Volvamos a la realidad.
La Guerra de Sucesión se desarrolló durante los años comprendidos entre 1701 y 1713. En ella se enfrentan los Habsburgo representados por el Archiduque Carlos Francisco de Habsburgo y Neoburgo, hijo del Emperador Leopoldo I del Sacro Imperio Romano Germánico y los Borbones bajo el pendón de Felipe de Anjou, nieto de Luis XIV de Francia. El 11 de abril de 1713 se firma el tratado de Utrecht en virtud del cual los Países Bajos, Cerdeña, el Ducado de Milán y el Reino de Nápoles desgajados de la Corona Española pasan a formar parte del Sacro Imperio Romano Germánico. El Reino de Sicilia lo apañaría el Duque de Saboya. La rapiña inglesa lograría Menorca y Gibraltar.
Todos sacan tajada. Los unos y los otros pasan factura.

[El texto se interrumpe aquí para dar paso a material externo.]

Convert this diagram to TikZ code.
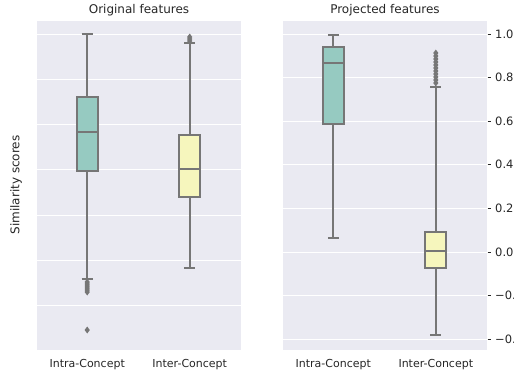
\documentclass[tikz,border=0pt]{standalone}
\usepackage{fontspec}
\setmainfont{DejaVu Sans}
\definecolor{panelbg}{RGB}{234,234,242}
\definecolor{strokegray}{RGB}{118,118,118}
\definecolor{intrafill}{RGB}{150,202,193}
\definecolor{interfill}{RGB}{246,246,189}
\definecolor{labeltext}{RGB}{38,38,38}

\begin{document}
\begin{tikzpicture}[x=1pt,y=-1pt,
	panel/.style={fill=panelbg},
	gridline/.style={draw=white,line width=1pt},
	whisker/.style={draw=strokegray,line width=1.7pt},
	outlier/.style={fill=strokegray},
	title/.style={text=labeltext,font=\fontsize{12}{14}\selectfont,inner sep=0pt},
	ticklabel/.style={text=labeltext,font=\fontsize{11}{13}\selectfont,inner sep=0pt},
	valuelabel/.style={ticklabel,font=\fontsize{11.5}{13}\selectfont,anchor=west}]
	\useasboundingbox (0,0) rectangle (514,376);

	\fill[panel] (37,21) rectangle (241,350);
	\fill[panel] (283,21) rectangle (487,350);

	\foreach \k in {0,...,6}
		\draw[gridline] (37,34+45.3*\k) -- (241,34+45.3*\k);
	\foreach \v [count=\k from 0] in {1.0,0.8,0.6,0.4,0.2,0.0,−0.2,−0.4} {
		\draw[gridline] (283,34+43.6*\k) -- (487,34+43.6*\k);
		\draw[draw=labeltext,line width=0.9pt] (487.5,34+43.6*\k) -- (491,34+43.6*\k);
		\node[valuelabel] (tick\k) at (495,34+43.6*\k) {\v};
	}

	\foreach \cx/\hi/\qa/\md/\qb/\lo/\col in {
		87.2/34/96.7/132.3/170.7/279/intrafill,
		189.7/43.3/135/169/196.7/268/interfill,
		333.3/34.7/47.3/63/124.3/237.7/intrafill,
		435.8/86.7/232/251/268.3/335/interfill} {
		\draw[whisker] (\cx,\hi) -- (\cx,\qa) (\cx,\qb) -- (\cx,\lo);
		\draw[whisker] (\cx-5.5,\hi) -- (\cx+5.5,\hi) (\cx-5.5,\lo) -- (\cx+5.5,\lo);
		\filldraw[whisker,fill=\col] (\cx-10.5,\qa) rectangle (\cx+10.5,\qb);
		\draw[whisker] (\cx-10.5,\md) -- (\cx+10.5,\md);
	}

	\foreach \cx/\y in {87.2/282,87.2/284,87.2/286,87.2/288,87.2/290,87.2/292,87.2/330,
		189.7/37,189.7/39,189.7/41,
		435.8/53,435.8/56,435.8/59,435.8/62,435.8/65,435.8/68,435.8/71,
		435.8/74,435.8/77,435.8/80,435.8/83}
		\fill[outlier] (\cx,\y) +(0,-3.5) -- +(2.6,0) -- +(0,3.5) -- +(-2.6,0) -- cycle;

	\node[title] (origtitle) at (139,10) {Original features};
	\node[title] (projtitle) at (385,10) {Projected features};
	\node[title,rotate=90] (ylabel) at (16,185) {Similarity scores};

	\node[ticklabel] (intraorig) at (87.2,365) {Intra-Concept};
	\node[ticklabel] (interorig) at (189.7,365) {Inter-Concept};
	\node[ticklabel] (intraproj) at (333.3,365) {Intra-Concept};
	\node[ticklabel] (interproj) at (435.8,365) {Inter-Concept};
\end{tikzpicture}
\end{document}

Solo España perdió..
Pero ¡ojo! En 1705 las tropas de los Habsburgo habían tomado Barcelona y allí, en el corazón de Cataluña, bajo el lema “per son honor, per la patria i per la llibertat de tota Espanya” continúa el bando de los Austrias su heroica resistencia, frente al bando de los Borbones hasta el día 11 de septiembre 1714, fecha en la cual se puede decir que, realmente, acaba la Guerra civil española de Sucesión, con la toma de Barcelona por parte del bando borbónico. Fue Barcelona la ciudad española en la que se produjo la última gran victoria del bando de los Borbones. Fue Barcelona la ciudad española en la que se produjo la última gran derrota del bando de los Habsburgo.
Siglo XXI:
- Gibraltar sigue siendo un símbolo de la rapiña inglesa.
- Los separatistas catalanes cimentan sus argumentos en el engaño de que la Guerra de Sucesión, no fue una guerra civil entre los españoles, sino una guerra entre la nación española y la nación catalana.
Una guerra civil es la mayor tragedia que puede acaecerle a un pueblo. La mayor y más horrorosa desgracia que una nación puede padecer.
Aquellos que ponen su fortuna en ordeñar los rencores surgidos en una guerra civil pretérita, son unos seres miserables. Aquellos que buscan su beneficio utilizando y reavivando los negros sentimientos que en una guerra civil del pasado afloraron, son unos seres despreciables.
Hoy existen muchas víboras de este tipo en España.
Ojalá el pueblo español no se deje inocular su veneno.